My arms are short. And I know, I’ve heard SO many teachers say that the length of one’s arms really doesn’t matter when it comes to jump-throughs (though to be fair, I have generally heard this from suspiciously long-limbed teachers…). They remind me that core strength is a big part of it. I swear, that’s almost always the thing, isn’t it? Whether it’s handstand press-ups, jump-throughs, or getting my arms straight in bakasana, it’s always “Oh, you just need more core strength.” Maybe core strength is like love or Trader Joe's snapea crisps: you can never have enough.
I’m not really sure what eschewing solid food has to do with vinyasa practice, but sometimes I get the sense that a bottle of cold-pressed kale and spinach is viewed as an essential asana accessory. But see, I don’t want to pay $300 to not eat for five days. I like eating. And I feel like my liver has this whole “cleansing” thing on lockdown. I’m pretty content to consume a (reasonably) healthy diet and just let it do its thing. Truth be told, I don’t even really like juice. But please call me if snapea crisp cleanses ever become a thing.
When I was a kid, I hated going to church. Not because I had anything against organized religion, but because it meant I had to sit still. Every Sunday I would try to talk my way out of the designated hour of pew-sitting, and every Sunday my parents would say: "When you're an adult, you can do whatever you want, but until then, you have to go to church." And now I’m an adult, and I can do whatever I want. So what do I do? Every day (well, most days) I head to my meditation corner and make myself sit still. And I try to meditate. "Try" being the key word, because really, mostly my cushion-time is spent gently coaxing my mind away from thoughts like “What’s going to happen on season three of “Orange Is the New Black?”or “Will Prescriptives EVER bring back their pink “poodle” lipstick?” or “I could REALLY go for some waffles right now,” and especially "Dear God, I want to MOVE." And most of the time I feel like the suckiest meditator ever, but despite how bad I think I am at meditation (and the requisite sitting still) I keep doing it because really, knowing how to sit still is a pretty good life skill to have.

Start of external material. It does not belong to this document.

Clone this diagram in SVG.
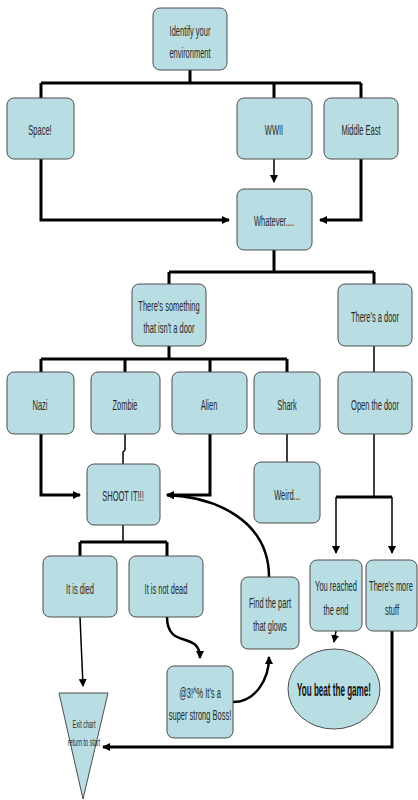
<svg xmlns="http://www.w3.org/2000/svg" width="418" height="800" viewBox="0 0 418 800">
<style>
.box{fill:#b8dde2;stroke:#4d4d4d;stroke-width:1}
.t{font-family:"Liberation Sans",Arial,sans-serif;font-size:15px;fill:#2a2a2a;text-anchor:middle}
.ts{font-family:"Liberation Sans",Arial,sans-serif;font-size:11px;fill:#2a2a2a;text-anchor:middle}
.tb{font-family:"Liberation Sans",Arial,sans-serif;font-size:18px;font-weight:bold;fill:#111;text-anchor:middle}
.c{fill:none;stroke:#000;stroke-width:3}
.c2{fill:none;stroke:#000;stroke-width:1.5}
.c3{fill:none;stroke:#000;stroke-width:2.5}
</style>
<defs>
<marker id="ah" markerWidth="8" markerHeight="8" refX="7" refY="4" orient="auto" markerUnits="userSpaceOnUse"><path d="M0,0 L8,4 L0,8 Z" fill="#000"/></marker>
</defs>
<rect width="418" height="800" fill="#fff"/>
<g id="connectors">
<path class="c" d="M190,70 V83 M41,83 H361 M41,83 V98 M274,83 V98 M361,83 V98"/>
<path class="c" d="M41,159 V220 H229" marker-end="url(#ah)"/>
<path class="c2" d="M274,159 V182" marker-end="url(#ah)"/>
<path class="c" d="M361,159 V220 H320" marker-end="url(#ah)"/>
<path class="c" d="M274,250 V272 M169,272 H374 M169,272 V284 M374,272 V284"/>
<path class="c" d="M169,346 V359 M41,359 H287 M41,359 V372 M125,359 V372 M210,359 V372 M287,359 V372"/>
<path class="c2" d="M374,346 V372"/>
<path class="c" d="M41,434 V495 H80" marker-end="url(#ah)"/>
<path class="c2" d="M125,434 V450 L123,452 V464"/>
<path class="c" d="M210,434 V495 H167" marker-end="url(#ah)"/>
<path class="c2" d="M287,434 V462"/>
<path class="c2" d="M374,434 V497"/>
<path class="c" d="M336,497 H392"/>
<path class="c2" d="M336,497 V553" marker-end="url(#ah)"/>
<path class="c2" d="M392,497 V553" marker-end="url(#ah)"/>
<path class="c2" d="M123,525 V542"/>
<path class="c" d="M80,542 H167 M80,542 V556 M167,542 V556"/>
<path class="c2" d="M80,617 L83,686" marker-end="url(#ah)"/>
<path class="c3" d="M167,617 C167,650 200,630 200,658" marker-end="url(#ah)"/>
<path class="c3" d="M233,702 C255,702 269,680 269,657" marker-end="url(#ah)"/>
<path class="c3" d="M269,577 C269,520 215,497 167,495" marker-end="url(#ah)"/>
<path class="c2" d="M336,631 L334,642" marker-end="url(#ah)"/>
<path class="c" d="M392,631 V747 H103" marker-end="url(#ah)"/>
</g>
<g id="identify"><rect class="box" x="153" y="8" width="74" height="62" rx="7"/><text class="t" transform="translate(190,36) scale(0.5,1)">Identify your</text><text class="t" transform="translate(190,58) scale(0.5,1)">environment</text></g>
<g id="space"><rect class="box" x="7" y="98" width="67" height="61" rx="7"/><text class="t" transform="translate(40,135) scale(0.5,1)">Space!</text></g>
<g id="wwii"><rect class="box" x="237" y="98" width="75" height="61" rx="7"/><text class="t" transform="translate(274,135) scale(0.5,1)">WWII</text></g>
<g id="middleeast"><rect class="box" x="324" y="98" width="74" height="61" rx="7"/><text class="t" transform="translate(361,135) scale(0.5,1)">Middle East</text></g>
<g id="whatever"><rect class="box" x="237" y="189" width="75" height="61" rx="7"/><text class="t" transform="translate(274,226) scale(0.5,1)">Whatever....</text></g>
<g id="something"><rect class="box" x="132" y="284" width="74" height="62" rx="7"/><text class="t" transform="translate(169,311) scale(0.5,1)">There's something</text><text class="t" transform="translate(169,333) scale(0.5,1)">that isn't a door</text></g>
<g id="door"><rect class="box" x="338" y="284" width="74" height="62" rx="7"/><text class="t" transform="translate(375,322) scale(0.5,1)">There's a door</text></g>
<g id="nazi"><rect class="box" x="7" y="372" width="67" height="62" rx="7"/><text class="t" transform="translate(40,410) scale(0.5,1)">Nazi</text></g>
<g id="zombie"><rect class="box" x="91" y="372" width="69" height="62" rx="7"/><text class="t" transform="translate(125,410) scale(0.5,1)">Zombie</text></g>
<g id="alien"><rect class="box" x="172" y="372" width="75" height="62" rx="7"/><text class="t" transform="translate(209,410) scale(0.5,1)">Alien</text></g>
<g id="shark"><rect class="box" x="254" y="372" width="66" height="62" rx="7"/><text class="t" transform="translate(287,410) scale(0.5,1)">Shark</text></g>
<g id="opendoor"><rect class="box" x="338" y="372" width="74" height="62" rx="7"/><text class="t" transform="translate(375,410) scale(0.5,1)">Open the door</text></g>
<g id="shoot"><rect class="box" x="87" y="464" width="73" height="61" rx="7"/><text class="t" transform="translate(123,501) scale(0.5,1)">SHOOT IT!!!</text></g>
<g id="weird"><rect class="box" x="254" y="462" width="66" height="61" rx="7"/><text class="t" transform="translate(287,500) scale(0.5,1)">Weird...</text></g>
<g id="died"><rect class="box" x="43" y="556" width="74" height="61" rx="7"/><text class="t" transform="translate(80,594) scale(0.5,1)">It is died</text></g>
<g id="notdead"><rect class="box" x="129" y="556" width="74" height="61" rx="7"/><text class="t" transform="translate(166,594) scale(0.5,1)">It is not dead</text></g>
<g id="findpart"><rect class="box" x="241" y="577" width="58" height="72" rx="7"/><text class="t" transform="translate(270,608) scale(0.5,1)">Find the part</text><text class="t" transform="translate(270,631) scale(0.5,1)">that glows</text></g>
<g id="reached"><rect class="box" x="310" y="560" width="52" height="71" rx="7"/><text class="t" transform="translate(336,591) scale(0.5,1)">You reached</text><text class="t" transform="translate(336,615) scale(0.5,1)">the end</text></g>
<g id="morestuff"><rect class="box" x="366" y="560" width="51" height="71" rx="7"/><text class="t" transform="translate(391,591) scale(0.5,1)">There's more</text><text class="t" transform="translate(392,615) scale(0.5,1)">stuff</text></g>
<g id="boss"><rect class="box" x="167" y="666" width="66" height="72" rx="7"/><text class="t" transform="translate(200,698) scale(0.5,1)">@3!^% It's a</text><text class="t" transform="translate(200,720) scale(0.5,1)">super strong Boss!</text></g>
<g id="beat"><ellipse class="box" cx="334" cy="689" rx="46" ry="40"/><text class="tb" transform="translate(334,696) scale(0.45,1)">You beat the game!</text></g>
<g id="exit"><polygon class="box" points="59,693 108,693 83,799"/><text class="ts" transform="translate(84,728) scale(0.5,1)">Exit chart</text><text class="ts" transform="translate(84,746) scale(0.5,1)">return to start</text></g>
</svg>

When I was a kid, I hated going to church. Not because I had anything against organized religion, but because it meant I had to sit still.
Like sometimes you have to be on a plane for a long time, for example. And you forgot to charge your iPhone, so you just have to sit there with your thoughts (and possibly a Skymall catalog). Or your sister talks you into seeing a Hobbit movie, and it’s like the third Hobbit movie and you haven’t seen the first two Hobbit movies, nor have you read the book, and you have no idea what's going on. Basically you learn to be okay with being with yourself, even when it’s uncomfortable.
A recent study, published in the journal Science found that people preferred administering electric shocks to being left alone with their thoughts for 6 to 15 minutes. While I’d like to think that after 14 years of yoga and (attempted) meditation I could refrain from shocking myself for that long, I really can’t say for sure. I would probably shock myself like once. Just out of curiosity, you know? But I also kind of feel like the more I practice sitting, breathing, and being with myself, the less enticing those electrical shocks seem; the less of a crisis leaving my phone charger at home seems to be; and the more comfortable I feel in my own skin, with my own thoughts and feelings. Even when it comes to practicing the parts of yoga that aren’t always so fun (yes, I'm thinking of you, garudasana).